The ADC unit is composed of a current sense amplifier (CSA) used to quantize the output current from the ReRAM crossbar coupled with a feedback circuit made of reference ReRAM devices and registers. The CSA is a comparator circuit which compares the two current inputs and outputs which input is greater than the other. The feedback control logic is employed for the reference input to perform a binary search on the ReRAM current like a successive-approximation register ADC (SAR-ADC).

Table 1. Power breakdown of each component of a crossbar for different weight configurations.
Table 2. Five precision-fixed quantization schemes

Finally, the shift-add output accumulator is required to add the partial product results generated from the ADC units to generate the final product of the MAC operation [8, 17]. When the weights are represented by multiple ReRAMs, multiple ADC units are employed to digitize the current summation from least significant to most significant bits. Consequently, the shift and add units are the key logic components to ensure mathematical correctness of the analog computation of both bit-sliced weights and activations.

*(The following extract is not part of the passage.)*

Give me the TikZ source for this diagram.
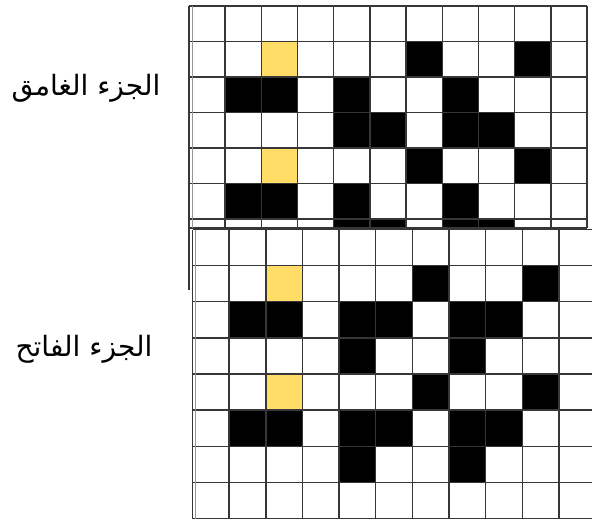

Table 1 shows the measured power breakdown of each component of a crossbar for different weight configurations. The crossbar’s peripheral components employ power gating circuit techniques on ADC units to support lower precision weights as the weight quantization varies the number of columns that are active during convolution. Consequently, the inputs of the shift-add units for inactive columns are shut-off, reducing the dynamic power of the partial product compression. Lastly, the power consumed by the row driver and output registers do not change with weight precision and are measured to be constant as long as the crossbar is active.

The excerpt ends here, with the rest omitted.